What’s key to understanding the economics of Mother’s Day?
Nearly everyone has a mother.
“It's a little bit different, let's say from Valentine’s Day, where certainly you want to connect with your Valentine, but everybody has a mother,” said Lee McPheters, an economics professor at Arizona State University. “Valentine's Day, surprisingly, is not as big as Mother's Day.”
Consumer spending variations over holidays give sort of an insight into how consumers are feeling about the economy.
McPheters, a research professor in the W. P. Carey School of Business and director of the school’s JPMorgan Chase Economic Outlook Center, took a look at Mother’s Day spending projections for this year.
“It's one of the biggest spending holidays when it comes to the consumer,” McPheters said.
The National Retail Federation are the gurus of consumer spending. They project a 10% increase from last year: $31 billion nationally.
Arizona’s share is about $600 million. That’s spread over flowers, cards, outings, jewelry and meals – “exactly what you would think,” McPheters said.
Perhaps unexpected is that electronics has joined that list over the past five years. “Mom has gotten a little more tech-oriented,” he said.
Forty percent of married men also buy for their wife, according to the National Retail Federation.

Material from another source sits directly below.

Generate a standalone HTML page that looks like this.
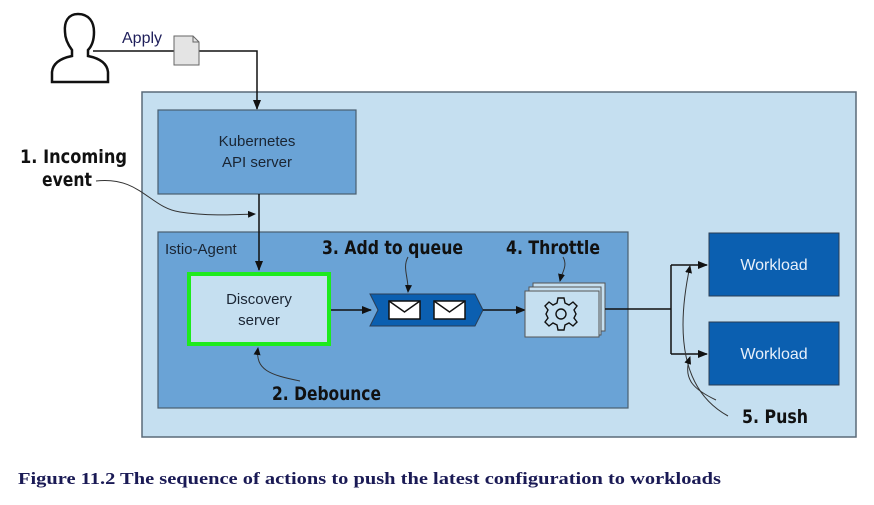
<!DOCTYPE html>
<html><head><meta charset="utf-8"><style>
html,body{margin:0;padding:0;background:#fff;width:874px;height:505px;overflow:hidden}
svg{display:block}
.s{font-family:"Liberation Sans",sans-serif}
.b{font-family:"DejaVu Sans","Liberation Sans",sans-serif;font-weight:bold;fill:#111}
</style></head><body>
<svg width="874" height="505" viewBox="0 0 874 505" xmlns="http://www.w3.org/2000/svg">
<defs>
<marker id="a" markerWidth="10" markerHeight="8" refX="9" refY="4" orient="auto" markerUnits="userSpaceOnUse"><path d="M0,0 L10,4 L0,8 Z" fill="#111"/></marker>
<marker id="t" markerWidth="8" markerHeight="7" refX="7" refY="3.5" orient="auto" markerUnits="userSpaceOnUse"><path d="M0,0 L8,3.5 L0,7 Z" fill="#111"/></marker>
</defs>
<!-- outer -->
<rect x="142" y="92" width="714" height="345" fill="#c5dff0" stroke="#5a6a78" stroke-width="1.5"/>
<!-- person -->
<path d="M78,14 C68,14 64,22 65,32 C65,40 69,46 72,50 L72,56 C62,58 53,62 52,72 L52,82 L108,82 L108,72 C107,62 98,58 88,56 L88,50 C92,46 94,40 94,32 C94,22 89,14 78,14 Z" fill="#fff" stroke="#111" stroke-width="2.5"/>
<text x="122" y="43" class="s" font-size="16" fill="#1e1e5a">Apply</text>
<line x1="93" y1="51" x2="174" y2="51" stroke="#111" stroke-width="1.5"/>
<polyline points="199,51 257,51 257,109" fill="none" stroke="#111" stroke-width="1.5" marker-end="url(#a)"/>
<path d="M174,36 L193,36 L199,42 L199,65 L174,65 Z" fill="#e4e4e4" stroke="#666" stroke-width="1"/>
<path d="M193,36 L193,42 L199,42" fill="none" stroke="#666"/>
<rect x="158" y="110" width="198" height="84" fill="#6aa3d6" stroke="#4a5e70" stroke-width="1.2"/>
<text x="257" y="146" class="s" font-size="15" fill="#1a2533" text-anchor="middle">Kubernetes</text>
<text x="257" y="167" class="s" font-size="15" fill="#1a2533" text-anchor="middle">API server</text>
<rect x="158" y="232" width="470" height="176" fill="#6aa3d6" stroke="#4a5e70" stroke-width="1.2"/>
<text x="165" y="254" class="s" font-size="15" fill="#1a2533">Istio-Agent</text>
<line x1="259" y1="194" x2="259" y2="270" stroke="#111" stroke-width="1.5" marker-end="url(#a)"/>
<rect x="189" y="274" width="140" height="70" fill="#c5dff0" stroke="#1eea1e" stroke-width="4"/>
<text x="259" y="304" class="s" font-size="15" fill="#1a2533" text-anchor="middle">Discovery</text>
<text x="259" y="325" class="s" font-size="15" fill="#1a2533" text-anchor="middle">server</text>
<line x1="331" y1="310" x2="371" y2="310" stroke="#111" stroke-width="1.5" marker-end="url(#a)"/>
<!-- queue -->
<path d="M370,294 L475,294 L483,310 L475,326 L370,326 L378,310 Z" fill="#0b5fb0" stroke="#2a3e55" stroke-width="1"/>
<rect x="389" y="301" width="31" height="18" fill="#fff" stroke="#111" stroke-width="1.5"/>
<path d="M389,301 L404.5,312 L420,301" fill="none" stroke="#111" stroke-width="1.5"/>
<rect x="434" y="301" width="31" height="18" fill="#fff" stroke="#111" stroke-width="1.5"/>
<path d="M434,301 L449.5,312 L465,301" fill="none" stroke="#111" stroke-width="1.5"/>
<line x1="483" y1="310" x2="525" y2="310" stroke="#111" stroke-width="1.5" marker-end="url(#a)"/>
<!-- throttle -->
<rect x="533" y="283" width="72" height="48" fill="#c5dff0" stroke="#555" stroke-width="1"/>
<rect x="529" y="287" width="72" height="48" fill="#c5dff0" stroke="#555" stroke-width="1"/>
<rect x="525" y="291" width="74" height="46" fill="#c5dff0" stroke="#555" stroke-width="1"/>
<g transform="translate(561,314)" fill="none" stroke="#111" stroke-width="1.4">
<path d="M-3,-16 L3,-16 L4,-11 L8,-9 L12,-12 L16,-8 L13,-4 L15,0 L13,4 L16,8 L12,12 L8,9 L4,11 L3,16 L-3,16 L-4,11 L-8,9 L-12,12 L-16,8 L-13,4 L-15,0 L-13,-4 L-16,-8 L-12,-12 L-8,-9 L-4,-11 Z"/>
<circle r="5"/>
</g>
<!-- to workloads -->
<polyline points="605,309 671,309" fill="none" stroke="#111" stroke-width="1.5"/>
<polyline points="671,265 671,354" fill="none" stroke="#111" stroke-width="1.5"/>
<line x1="671" y1="265" x2="707" y2="265" stroke="#111" stroke-width="1.5" marker-end="url(#a)"/>
<line x1="671" y1="354" x2="707" y2="354" stroke="#111" stroke-width="1.5" marker-end="url(#a)"/>
<rect x="709" y="233" width="130" height="63" fill="#0b5fb0" stroke="#2a3e55" stroke-width="1"/>
<text x="774" y="270" class="s" font-size="16" fill="#e8f0fa" text-anchor="middle">Workload</text>
<rect x="709" y="322" width="130" height="63" fill="#0b5fb0" stroke="#2a3e55" stroke-width="1"/>
<text x="774" y="359" class="s" font-size="16" fill="#e8f0fa" text-anchor="middle">Workload</text>
<!-- annotations -->
<text x="20" y="163" class="b" font-size="19" textLength="107" lengthAdjust="spacingAndGlyphs">1. Incoming</text>
<text x="42" y="186" class="b" font-size="19" textLength="50" lengthAdjust="spacingAndGlyphs">event</text>
<path d="M96,181 C140,176 150,208 180,212 C205,216 230,215 255,214" fill="none" stroke="#333" stroke-width="1" marker-end="url(#t)"/>
<text x="272" y="400" class="b" font-size="19" textLength="109" lengthAdjust="spacingAndGlyphs">2. Debounce</text>
<path d="M300,381 C270,375 255,370 258,348" fill="none" stroke="#333" stroke-width="1" marker-end="url(#t)"/>
<text x="322" y="254" class="b" font-size="19" textLength="141" lengthAdjust="spacingAndGlyphs">3. Add to queue</text>
<path d="M408,257 C402,268 409,278 408,292" fill="none" stroke="#333" stroke-width="1" marker-end="url(#t)"/>
<text x="506" y="254" class="b" font-size="19" textLength="94" lengthAdjust="spacingAndGlyphs">4. Throttle</text>
<path d="M563,257 C568,266 562,272 560,281" fill="none" stroke="#333" stroke-width="1" marker-end="url(#t)"/>
<text x="742" y="423" class="b" font-size="19" textLength="66" lengthAdjust="spacingAndGlyphs">5. Push</text>
<path d="M728,416 C690,395 672,350 690,266" fill="none" stroke="#333" stroke-width="1" marker-end="url(#t)"/>
<path d="M716,400 C695,390 682,380 690,357" fill="none" stroke="#333" stroke-width="1" marker-end="url(#t)"/>
<!-- caption -->
<text x="18" y="484" font-family="'Liberation Serif',serif" font-weight="bold" font-size="17" fill="#1a1a55" textLength="703" lengthAdjust="spacingAndGlyphs">Figure 11.2 The sequence of actions to push the latest configuration to workloads</text>
</svg>
</body></html>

“If you're a man, you've got kind of a double spend; you're buying for your mother, you're buying for your wife,” McPheters said. “And another thing that the data shows is that really the most active spenders surprisingly are young people. Young people buy for their mothers, they buy for their grandmothers. That 18–24 age group is really out there when it comes to spending on Mom.”
National spending per person is $245. (Last year it was $220.) That’s a pretty high number, but flowers and dinner add up.
“What is interesting to us is that there's a lot of talk at the national level about 'are we on the threshold of a national recession?'” he said. “Typically, you would see spending either be flat or even dip.”
Inflation does play a factor, but there is a surge in Mother’s Day spending nonetheless. No one is acting like we’re in a recession, at least when it comes to Mom.
Dad, however, is another story. He can expect about $20 billion this year (Arizona share: $400 million.)
Both do better than Halloween, at $10 billion. You can only spend so much on candy, and not everyone gets dressed up on All Hallows Eve. Of course, Christmas remains the $800 billion gorilla in the room.